GEEZER BUTLER Says RONNIE JAMES DIO's Death Could Have Been Avoided

January 7, 2011

Bassist Geezer Butler (HEAVEN & HELL, BLACK SABBATH) has told AOL's Noisecreep that his bandmate Ronnie James Dio's (HEAVEN & HELL, BLACK SABBATH, RAINBOW, DIO) death could have avoided — if only the legendary singer had seen a doctor earlier.

"All the doctors said if he'd have gone in [for a checkup] a year earlier or two years earlier, they could have treated him," Butler told Noisecreep. "But by the time Ronnie was diagnosed, he had stage four cancer, which was inoperable. The doctor hinted that it was just a matter of time and there was nothing they could do."

According to Butler, HEAVEN & HELL guitarist Tony Iommi and drummer Vinny Appice both underwent routine colonoscopies to check for signs of colon and intestinal cancer in 2008, and they were talking about the procedure in one of the band's rehearsals.

"Vinny had just had it done and he couldn't sit down on his drum stool, and I was making arrangements to have it done, and Ronnie was going, 'Oh, I'm never going to have anything like that,'" Butler told Noisecreep. "If he'd have gone in at the same time as everyone else, they'd have caught it before the tour. If he had regular checkup..."

He continued, "All the doctors said if it had been stage one, they could have dealt with it. It's really upsetting to think about that, and hopefully it will encourage people who need to have a checkup to get it done."

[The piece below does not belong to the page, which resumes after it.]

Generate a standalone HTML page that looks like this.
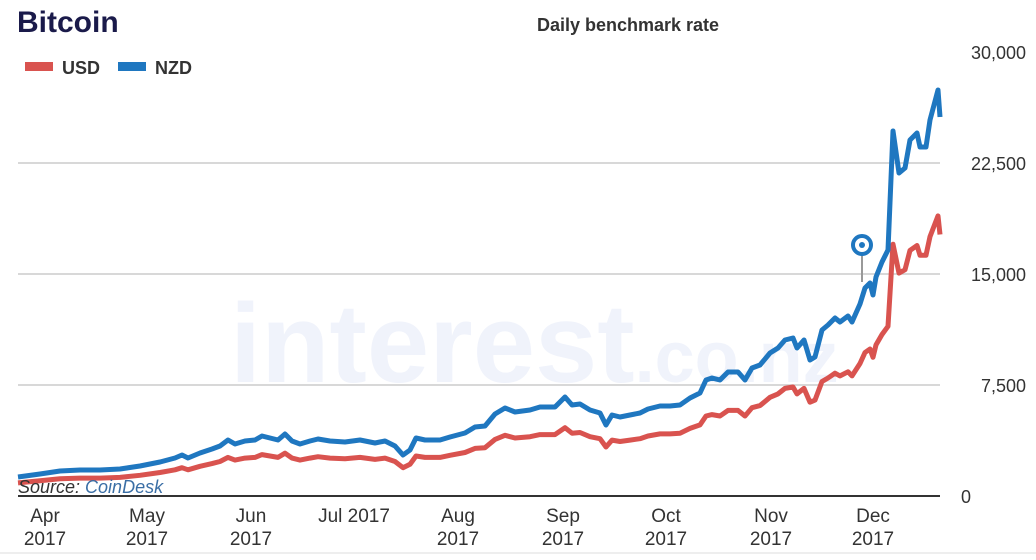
<!DOCTYPE html><html><head><style>
body{margin:0;background:#fff;width:1036px;height:555px;overflow:hidden;font-family:"Liberation Sans",Arial,sans-serif}
</style></head><body>
<svg width="1036" height="555" xmlns="http://www.w3.org/2000/svg" font-family="Liberation Sans, Arial, sans-serif">
<text x="17" y="32" font-size="30" font-weight="bold" fill="#1a1a4a">Bitcoin</text>
<text x="628" y="31" font-size="18" font-weight="bold" fill="#333" text-anchor="middle">Daily benchmark rate</text>
<rect x="25" y="62" width="28" height="9" fill="#d9534f"/><text x="62" y="74" font-size="18" font-weight="bold" fill="#333">USD</text>
<rect x="118" y="62" width="28" height="9" fill="#1f77c0"/><text x="155" y="74" font-size="18" font-weight="bold" fill="#333">NZD</text>
<g stroke="#ccc" stroke-width="1.5"><line x1="18" y1="163" x2="940" y2="163"/><line x1="18" y1="274" x2="940" y2="274"/><line x1="18" y1="385" x2="940" y2="385"/></g>
<text x="230" y="382" font-size="112" font-weight="bold" fill="#f0f3fb">interest<tspan font-size="72">.co.nz</tspan></text>
<g font-size="18" fill="#333" text-anchor="end"><text x="1026" y="59">30,000</text><text x="1026" y="170">22,500</text><text x="1026" y="281">15,000</text><text x="1026" y="392">7,500</text><text x="971" y="503">0</text></g>
<polyline id="usd" fill="none" stroke="#d9534f" stroke-width="5" stroke-linejoin="round"/>
<polyline id="nzd" fill="none" stroke="#1f77c0" stroke-width="5" stroke-linejoin="round"/>
<line x1="18" y1="496" x2="940" y2="496" stroke="#333" stroke-width="2"/>
<text x="18" y="493" font-size="18" font-style="italic" fill="#333">Source: <tspan fill="#3a6ea5">CoinDesk</tspan></text>
<line x1="862" y1="255" x2="862" y2="282" stroke="#999" stroke-width="2"/>
<circle cx="862" cy="245" r="9" fill="#fff" stroke="#1f77c0" stroke-width="4"/><circle cx="862" cy="245" r="3" fill="#1f77c0"/>
<g font-size="19" fill="#333" text-anchor="middle">
<text x="45" y="522">Apr</text><text x="45" y="545">2017</text>
<text x="147" y="522">May</text><text x="147" y="545">2017</text>
<text x="251" y="522">Jun</text><text x="251" y="545">2017</text>
<text x="354" y="522">Jul 2017</text>
<text x="458" y="522">Aug</text><text x="458" y="545">2017</text>
<text x="563" y="522">Sep</text><text x="563" y="545">2017</text>
<text x="666" y="522">Oct</text><text x="666" y="545">2017</text>
<text x="771" y="522">Nov</text><text x="771" y="545">2017</text>
<text x="873" y="522">Dec</text><text x="873" y="545">2017</text>
</g>
<line x1="0" y1="553" x2="1036" y2="553" stroke="#ddd"/>
</svg>
<script>
var b=[[18,477],[40,474],[60,471],[80,470],[100,470],[120,469],[140,466],[160,462],[175,458],[182,455],[188,458],[200,453],[212,449],[220,446],[228,440],[235,444],[245,441],[255,440],[262,436],[270,438],[278,440],[285,434],[292,441],[300,444],[310,441],[318,439],[330,441],[345,442],[360,440],[375,443],[385,441],[395,446],[403,455],[410,450],[416,438],[425,440],[440,440],[450,437],[465,433],[475,427],[485,426],[495,414],[505,408],[515,412],[530,410],[540,407],[555,407],[565,397],[572,405],[580,404],[590,410],[600,413],[606,425],[612,415],[620,417],[630,415],[640,413],[648,409],[660,406],[670,406],[680,405],[690,398],[700,393],[706,380],[712,378],[720,380],[728,372],[738,372],[745,380],[752,368],[760,365],[770,353],[778,348],[785,340],[793,338],[797,348],[804,340],[810,360],[815,357],[822,330],[828,325],[835,318],[840,322],[848,316],[852,322],[860,304],[865,288],[870,283],[873,295],[876,277],[882,262],[888,250],[893,131],[899,173],[905,168],[910,140],[917,133],[920,147],[926,147],[930,120],[938,90],[940,117]];
document.getElementById('nzd').setAttribute('points',b.map(p=>p.join(',')).join(' '));
document.getElementById('usd').setAttribute('points',b.map(p=>p[0]+','+(496-(496-p[1])*0.69).toFixed(1)).join(' '));
</script>
</body></html>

In a recent interview with Revolver magazine, Wendy Dio, the widow and manager of Ronnie James Dio, stated about the singer's final days, "I was actually leaving that Friday morning [on May 14, 2010, two days before Ronnie's passing] to go to, I think it was, Chicago. And he wasn't feeling well. And I was like, 'You know what? I think we should go see the doctor.' The doctor said, 'I think we should take him to the hospital.' So we went to the hospital and Ronnie says, 'Go, go. I'll be fine.' And I'm like, 'No, no. I'm staying.' And thank God I didn't go, because that was the Friday, and then he got these incredible pains. Incredible pains which he hadn't experienced before that strong. And they gave him a bunch of morphine, and once they'd given him, like, three shots of morphine, he was almost in a coma. He came in and out of it a few times, and then he passed away on the Sunday."